The Interior Ministry in the Gaza Strip began work Wednesday to build a buffer zone between the Gaza Strip and Egypt in order to increase security in the border area and prevent the transfer of arms and passage of ISIS operatives from Sinai to the Gaza Strip and vice versa.
This is part of the understandings reached by the Hamas delegation during its visit to Cairo and its meetings with senior Egyptian intelligence officials.
The works include flattening the land with bulldozers and tractors to create a strip 100 meter wide along the border, stretching from Rafah Border Crossing to the sea.

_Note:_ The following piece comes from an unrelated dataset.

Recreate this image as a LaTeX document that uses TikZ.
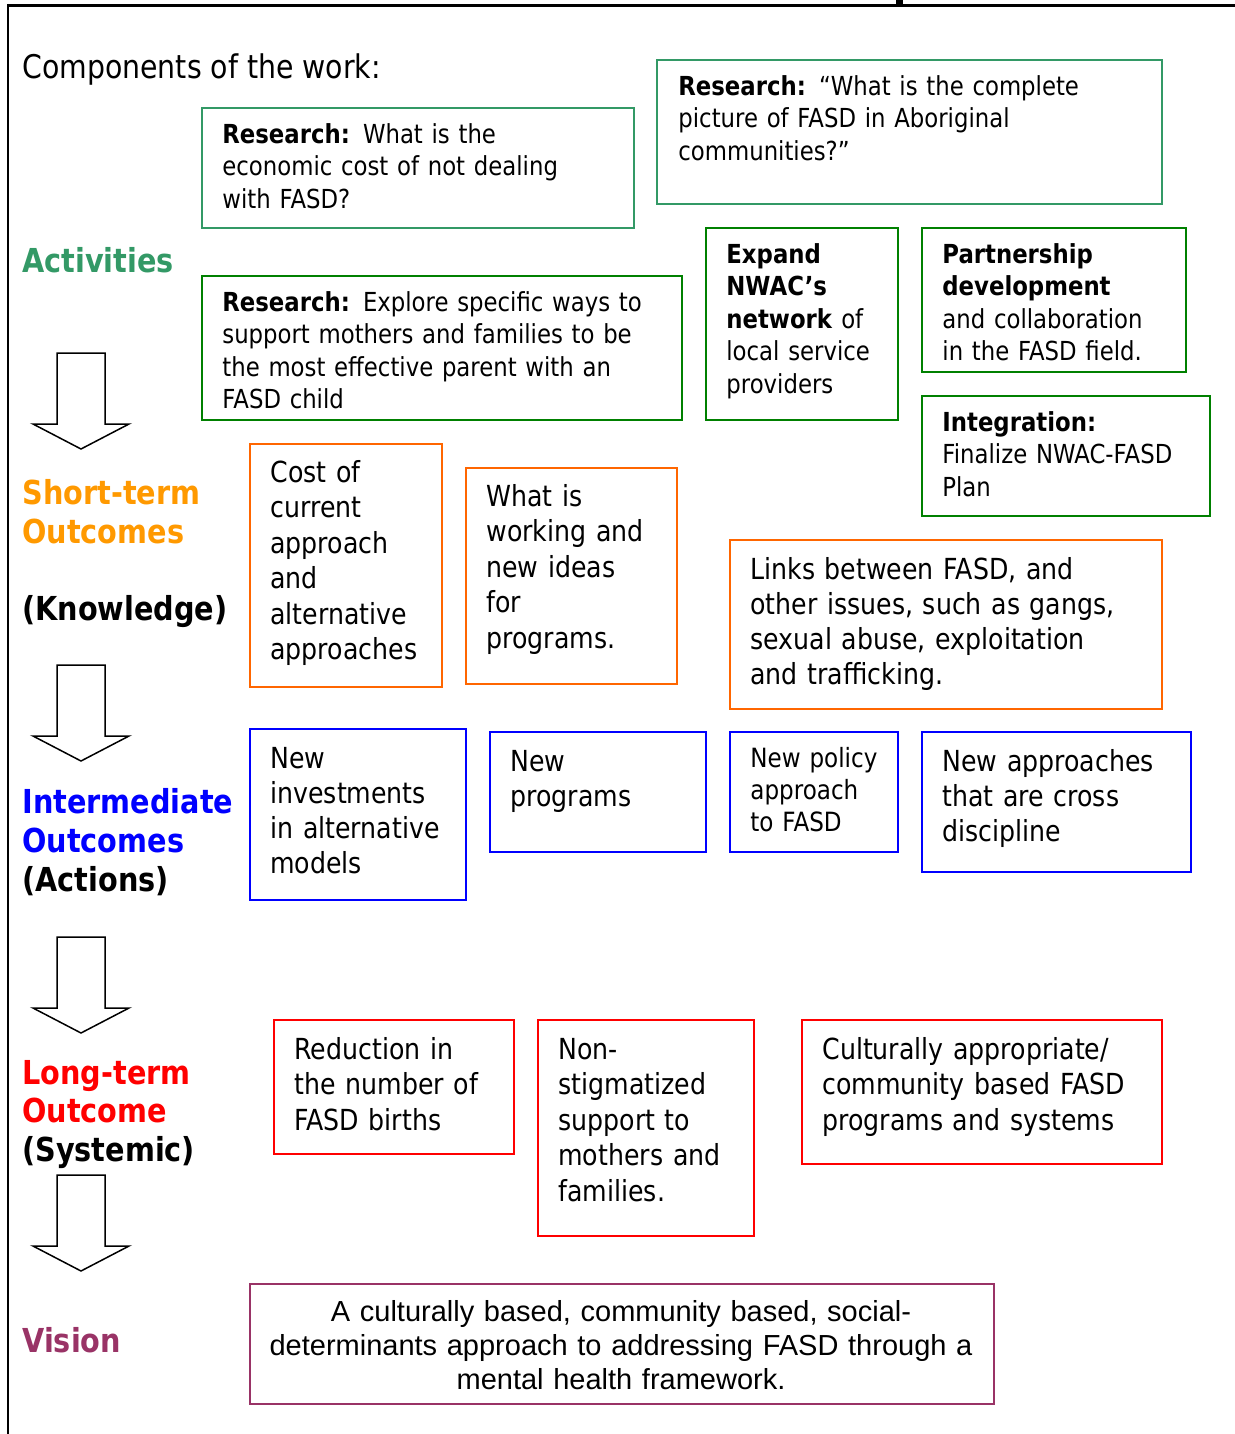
\documentclass[tikz,border=0pt]{standalone}
\usepackage{fontspec}
\setmainfont{DejaVu Sans}[FakeStretch=0.87]
\newfontfamily\visionfont{Liberation Sans}
\definecolor{seagreen}{HTML}{339966}
\definecolor{dkgreen}{HTML}{008000}
\definecolor{orangebox}{HTML}{FF6600}
\definecolor{orangelab}{HTML}{FF9900}
\definecolor{bluebox}{HTML}{0000FF}
\definecolor{redbox}{HTML}{FF0000}
\definecolor{plum}{HTML}{993366}
\tikzset{
  box/.style={draw=#1, line width=1pt, inner sep=0pt, anchor=north west},
  txt/.style={inner sep=0pt, anchor=north west, text width=290pt, align=left},
  fA/.style={font=\fontsize{13.1pt}{16.25pt}\selectfont},
  fB/.style={font=\fontsize{14.5pt}{17.75pt}\selectfont},
  fC/.style={font=\fontsize{14.5pt}{17.5pt}\selectfont},
  fP/.style={font=\fontsize{13.25pt}{16pt}\selectfont},
  lab/.style={inner sep=0pt, anchor=base west, font=\fontsize{16.5pt}{19.5pt}\selectfont\bfseries},
  blockarrow/.style={draw=black, line width=0.75pt, fill=white, line join=miter},
}
\begin{document}
\begin{tikzpicture}[x=0.5pt,y=-0.5pt]
\useasboundingbox (0,0) rectangle (1235,1434);
% frame
\draw[line width=1.4pt] (7.5,5.5) -- (1235,5.5);
\draw[line width=1pt] (7.5,4) -- (7.5,1434);
\fill (896,0) rectangle (903,5);

% left labels
\node[inner sep=0pt, anchor=base west, font=\fontsize{16.3pt}{19pt}\selectfont] (comp) at (22,79) {Components of the work:};
\node[lab, text=seagreen] (lact) at (22,272) {Activities};
\node[lab, text=orangelab] (lst1) at (22,504) {Short-term};
\node[lab, text=orangelab] (lst2) at (22,543) {Outcomes};
\node[lab] (lst3) at (22,620) {(Knowledge)};
\node[lab, text=bluebox] (lim1) at (22,813) {Intermediate};
\node[lab, text=bluebox] (lim2) at (22,852) {Outcomes};
\node[lab] (lim3) at (22,891) {(Actions)};
\node[lab, text=redbox] (llt1) at (22,1084) {Long-term};
\node[lab, text=redbox] (llt2) at (22,1122) {Outcome};
\node[lab] (llt3) at (22,1161) {(Systemic)};
\node[lab, text=plum] (lvis) at (22,1352) {Vision};

% block arrows
\foreach \T in {353,665,937,1175}{
  \draw[blockarrow] (57,\T) -- (105,\T) -- (105,\T+71) -- (129,\T+71) -- (81,\T+96) -- (33,\T+71) -- (57,\T+71) -- cycle;
}

% activities
\node[box=seagreen, minimum width=216pt, minimum height=60pt] (b1) at (201,107) {};
\node[txt, fA] (t1) at (222,120.25) {\strut\textbf{Research:} What is the\\economic cost of not dealing\\with FASD?};
\node[box=seagreen, minimum width=252.5pt, minimum height=72pt] (b2) at (656,59) {};
\node[txt, fA] (t2) at (678,72.25) {\strut\textbf{Research:} “What is the complete\\picture of FASD in Aboriginal\\communities?”};
\node[box=dkgreen, minimum width=240pt, minimum height=72pt] (b3) at (201,275) {};
\node[txt, fA] (t3) at (222,288.25) {\strut\textbf{Research:} Explore specific ways to\\support mothers and families to be\\the most effective parent with an\\FASD child};
\node[box=dkgreen, minimum width=96pt, minimum height=96pt] (b4) at (705,227) {};
\node[txt, fA] (t4) at (726,240.25) {\strut\textbf{Expand}\\\textbf{NWAC’s}\\\textbf{network} of\\local service\\providers};
\node[box=dkgreen, minimum width=132pt, minimum height=72pt] (b5) at (921,227) {};
\node[txt, fA] (t5) at (942,240.25) {\strut\textbf{Partnership}\\\textbf{development}\\and collaboration\\in the FASD field.};
\node[box=dkgreen, minimum width=144pt, minimum height=60pt] (b6) at (921,395) {};
\node[txt, fA] (t6) at (942,408.25) {\strut\textbf{Integration:}\\Finalize NWAC-FASD\\Plan};

% short-term outcomes
\node[box=orangebox, minimum width=96pt, minimum height=121.5pt] (b7) at (249,443) {};
\node[txt, fB] (t7) at (270,457.15) {\strut Cost of\\current\\approach\\and\\alternative\\approaches};
\node[box=orangebox, minimum width=105.5pt, minimum height=108pt] (b8) at (465,467) {};
\node[txt, fB] (t8) at (486,481.15) {\strut What is\\working and\\new ideas\\for\\programs.};
\node[box=orangebox, minimum width=216pt, minimum height=84.5pt] (b9) at (729,539) {};
\node[txt, fC] (t9) at (750,554.5) {\strut Links between FASD, and\\other issues, such as gangs,\\sexual abuse, exploitation\\and trafficking.};

% intermediate outcomes
\node[box=bluebox, minimum width=108pt, minimum height=85.5pt] (b10) at (249,728) {};
\node[txt, fC] (t10) at (270,743.5) {\strut New\\investments\\in alternative\\models};
\node[box=bluebox, minimum width=108pt, minimum height=60pt] (b11) at (489,731) {};
\node[txt, fC] (t11) at (510,746.5) {\strut New\\programs};
\node[box=bluebox, minimum width=84pt, minimum height=60pt] (b12) at (729,731) {};
\node[txt, fP] (t12) at (750,744.6) {\strut New policy\\approach\\to FASD};
\node[box=bluebox, minimum width=134.5pt, minimum height=70pt] (b13) at (921,731) {};
\node[txt, fC] (t13) at (942,746.5) {\strut New approaches\\that are cross\\discipline};

% long-term outcomes
\node[box=redbox, minimum width=120pt, minimum height=67pt] (b14) at (273,1019) {};
\node[txt, fB] (t14) at (294,1034.15) {\strut Reduction in\\the number of\\FASD births};
\node[box=redbox, minimum width=108pt, minimum height=108pt] (b15) at (537,1019) {};
\node[txt, fB] (t15) at (558,1034.15) {\strut Non-\\stigmatized\\support to\\mothers and\\families.};
\node[box=redbox, minimum width=180pt, minimum height=72pt] (b16) at (801,1019) {};
\node[txt, fB] (t16) at (822,1034.15) {\strut Culturally appropriate/\\community based FASD\\programs and systems};

% vision
\node[box=plum, minimum width=372pt, minimum height=60pt] (b17) at (249,1283) {};
\node[inner sep=0pt, anchor=north, text width=372pt, align=center, font=\visionfont\fontsize{14.5pt}{17pt}\selectfont] (t17) at (621,1297.2) {\strut A culturally based, community based, social-\\determinants approach to addressing FASD through a\\mental health framework.};
\end{tikzpicture}
\end{document}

This is the first buffer zone of its kind between the Gaza Strip and Egypt, similar to the one currently in place along the security fence with Israel, which is intended to prevent the rocket launches and illegal crossing from the Gaza Strip into Israel.
Commander of Hamas' internal security forces, Tawfiq Abu Naim, said that the work included removing all obstacles that prevent the observers from seeing what is happening along the border, including trees and hills.
In addition, smuggling tunnels at the border will be destroyed, along with anything that will help smugglers and infiltrators trying to illegally cross the border.
Abu Naim noted that the work would include setting up a network of cameras, observation posts and lighting, which are supposed to ease control of the border area. "We will not allow anyone to cross the area and it will become a closed military zone. Anyone who enters it will stand trial in military trial. If necessary, we will increase the size of the buffer zone."
The decision to build a buffer zone is the result of a meeting held by senior Hamas figures with senior Egyptian intelligence officials in Cairo. The Egyptians sought to create as much separation as possible between the Gaza Strip and the ISIS-controlled areas in the Sinai Peninsula.
In recent years, Hamas has helped the Islamic state with logistics issues, and possibly also with manpower issues. In return, ISIS ensured that the smuggling route of arms from Sinai to the Gaza Strip continued its operations.
In return for Hamas' compliance with the Egyptian demands, Cairo will provide a series of concessions to the terror organization, such as infrastructure to connect Gaza to Egyptian electricity sources or a more orderly and frequent opening of the Rafah Crossing for people and even for trade goods—something Hamas desperately needs.